Friday, Aug 6, 2010, 2:26 IST
Venkatesan Vembu | Hong Kong | DNA
China has unveiled an ambitious space-age project that, if successful, could represent the future of urban mass transportation and liberate millions of commuters in cities around the world, including Mumbai and Bangalore, from the tyranny of traffic congestion.
The futuristic project, which will be road-tested in Beijing within a year, envisages a giant ‘superbus’ that will straddle the road, run on rails with cars whooshing beneath it, seat up to 1,400 passengers in an elevated chamber — and run at a top speed of 40 kmph, partly on solar power.
The project still has a few technical problems — and a cost consideration — to overcome, but Beijing transport authorities are pushing for it as a radical solution to the daily gridlock of the city. The advantage that the ‘superbus’ offers is that it won’t take up road space and add to clogging (since cars can ply beneath it), and yet it can take a huge passenger load off traditional buses.
According to officials at Huashi Future Parking Equipment, a Shenzhen-based company whose chairman Song Youzhou owns the patent on the ‘superbus’, transport officials from several countries, including India, had made enquiries about the project.
Song, who unveiled the technology at the recent International high-tech expo in Beijing, says the idea for the ‘superbus’ — the most ambitious of his 120 patented ideas — came to him when he was stuck in a traffic jam a year ago. He claims that the ‘superbus’ (which he calls the 3-D Express), although seemingly a costly enterprise, would offer time and cost advantages over, say, laying a subway line.

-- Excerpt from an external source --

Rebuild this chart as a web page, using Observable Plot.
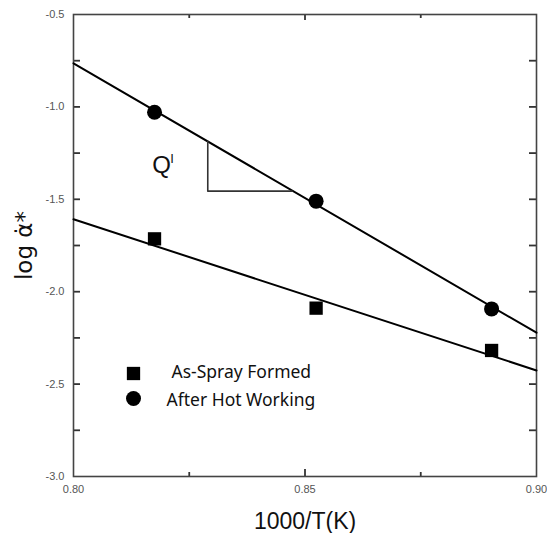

Not everyone, however, is convinced that the project is operationally and commercially viable — or that it can be replicated in Indian cities.
“As with any novel technology, there is a bit of hype, and an expectation that it will change the future of transportation,” Alok Jain, head of India operations at MVA Asia, a leading traffic and transportation consultancy, told DNA. “But the sceptical view is that unless you have a prototype, it’s difficult to make a judgment.”
In particular, Jain points to operational issues with the ‘superbus’ idea that still remain unaddressed, such as safety, and cost considerations. “The problem is not in the per-unit cost itself, but in the total cost of the infrastructure ecosystem.” He points to China’s experiment with the magnetic levitation (maglev) train in Shanghai, which never really took off elsewhere, as being illustrative of the challenges of scaling up.
Jain is even less certain about the prospects for the replication of the technology in Indian cities to beat traffic congestion. “Given the way our urban infrastructure is laid out and delineated, it would take anything up to 20 years to roll out something like this.”
Indicatively, the Delhi BRT system took eight years to implement, whereas it normally takes only six to eight months, he points out.
Song, however, says that safety concerns are overstated, and points to an aircraft-style emergency evacuation system — which too he’s patented. He says a prototype will soon be built, and once the world sees the test line in Beijing, perhaps as early as next year, they will be convinced about the commercial and operational viability of the urban transportation system of the future.